L’allerta deve quindi essere massima sulle amministrazioni del Sud, "sottodotate di personale e con 40 miliardi di euro da spendere. Tra queste ci sono Comuni importantissimi come Napoli e Catania, ma anche Reggio Calabria, Trapani, Brindisi, Messina e Taranto. Tutti devono essere attenzionati perché non fare opere è un problema per i cittadini del singolo Comune, ma anche per l’Italia tutta che rischia così di non raggiungere gli obiettivi concordati con la Commissione europea: la speranza è che il governo intervenga".

La spada di Damocle

Per Viesti anche l’autonomia differenziata che l’attuale esecutivo vorrebbe portare a termine costituisce un pericolo. “Il problema è mettere a regime il decentramento che già esiste, ma che si avvale di una legge quadro per regolare i finanziamenti a enti locali e Regioni che non è rimasta inattuata per le Regioni e per i Comuni è attuata male e distorta.
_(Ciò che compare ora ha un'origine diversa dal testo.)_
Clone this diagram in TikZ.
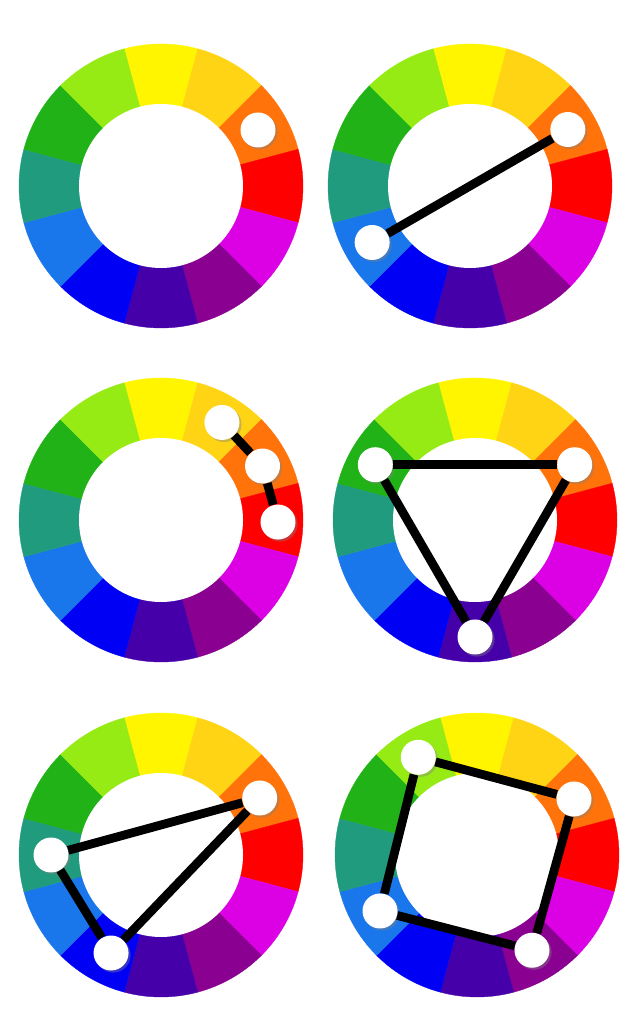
\documentclass[tikz,border=0pt]{standalone}
\usepackage{tikz}
\usetikzlibrary{shadows}

\definecolor{cwYellow}{RGB}{255,245,0}
\definecolor{cwGold}{RGB}{255,212,20}
\definecolor{cwOrange}{RGB}{255,115,10}
\definecolor{cwRed}{RGB}{255,0,0}
\definecolor{cwMagenta}{RGB}{220,0,228}
\definecolor{cwPurple}{RGB}{138,0,145}
\definecolor{cwViolet}{RGB}{70,0,170}
\definecolor{cwBlue}{RGB}{0,0,245}
\definecolor{cwSky}{RGB}{25,118,235}
\definecolor{cwTeal}{RGB}{32,155,125}
\definecolor{cwGreen}{RGB}{32,178,22}
\definecolor{cwLime}{RGB}{150,235,20}

% one ring of twelve hues round a centre
\newcommand{\colorwheel}[1]{%
  \foreach \col [count=\i from 0] in {cwYellow,cwGold,cwOrange,cwRed,cwMagenta,cwPurple,cwViolet,cwBlue,cwSky,cwTeal,cwGreen,cwLime}
    \fill[\col,draw=\col,line width=0.2pt] (#1) -- ++({75-30*\i}:142)
      arc[start angle={75-30*\i},delta angle=30,radius=142] -- cycle;
  \fill[white] (#1) circle[radius=82];
}

\begin{document}
\begin{tikzpicture}[x=0.02cm,y=0.02cm,
    dot/.style={circle,fill=white,inner sep=0pt,minimum size=0.70cm,
      drop shadow={shadow xshift=1.2pt,shadow yshift=-1.2pt,opacity=0.4}},
    link/.style={every edge/.append style={line width=5pt,black}}]

  \useasboundingbox (0,0) rectangle (640,1017);

  \coordinate (c1) at (161,831);
  \coordinate (c2) at (470,831);
  \coordinate (c3) at (161,497);
  \coordinate (c4) at (475,497);
  \coordinate (c5) at (161,162);
  \coordinate (c6) at (477,162);

  \colorwheel{c1}
  \colorwheel{c2}
  \colorwheel{c3}
  \colorwheel{c4}
  \colorwheel{c5}
  \colorwheel{c6}

  % monochrome
  \node[dot] (1) at ([shift={(30:112)}]c1) {};

  % complementary
  \node[dot] (2) at ([shift={(30:113)}]c2) {};
  \node[dot] (3) at ([shift={(210:113)}]c2) {};

  % analogous
  \node[dot] (4) at ([shift={(58:115)}]c3) {};
  \node[dot] (5) at ([shift={(28:115)}]c3) {};
  \node[dot] (6) at ([shift={(-1:117)}]c3) {};

  % triad
  \node[dot] (7) at ([shift={(151:114)}]c4) {};
  \node[dot] (8) at ([shift={(29:114)}]c4) {};
  \node[dot] (9) at ([shift={(-90:117)}]c4) {};

  % split complementary
  \node[dot] (10) at ([shift={(30:114)}]c5) {};
  \node[dot] (11) at ([shift={(180:110)}]c5) {};
  \node[dot] (12) at ([shift={(243:110)}]c5) {};

  % rectangle
  \node[dot] (13) at ([shift={(121:114)}]c6) {};
  \node[dot] (14) at ([shift={(30:112)}]c6) {};
  \node[dot] (15) at ([shift={(-60:110)}]c6) {};
  \node[dot] (16) at ([shift={(210:112)}]c6) {};

  \path[link]
    (2) edge (3)
    (4) edge (5)
    (5) edge (6)
    (7) edge (8)
    (8) edge (9)
    (9) edge (7)
    (10) edge (11)
    (11) edge (12)
    (12) edge (10)
    (13) edge (14)
    (14) edge (15)
    (15) edge (16)
    (16) edge (13);
\end{tikzpicture}
\end{document}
Questi meccanismi che regolano i finanziamenti dei Comuni andrà a regime nel 2030, 21 anni dopo legge, ma significa che permangono situazioni di squilibrio. L’autonomia differenziata è proprio quello che non ci vuole perché determinerebbe ulteriori regole speciali e differenziazioni in un Paese che ha invece bisogno di fare funzionare bene il riparto delle competenze, i meccanismi di finanziamento e verifica che adesso non ci sono. Uno dei tanti motivi per essere contrari radicalmente a questo progetto".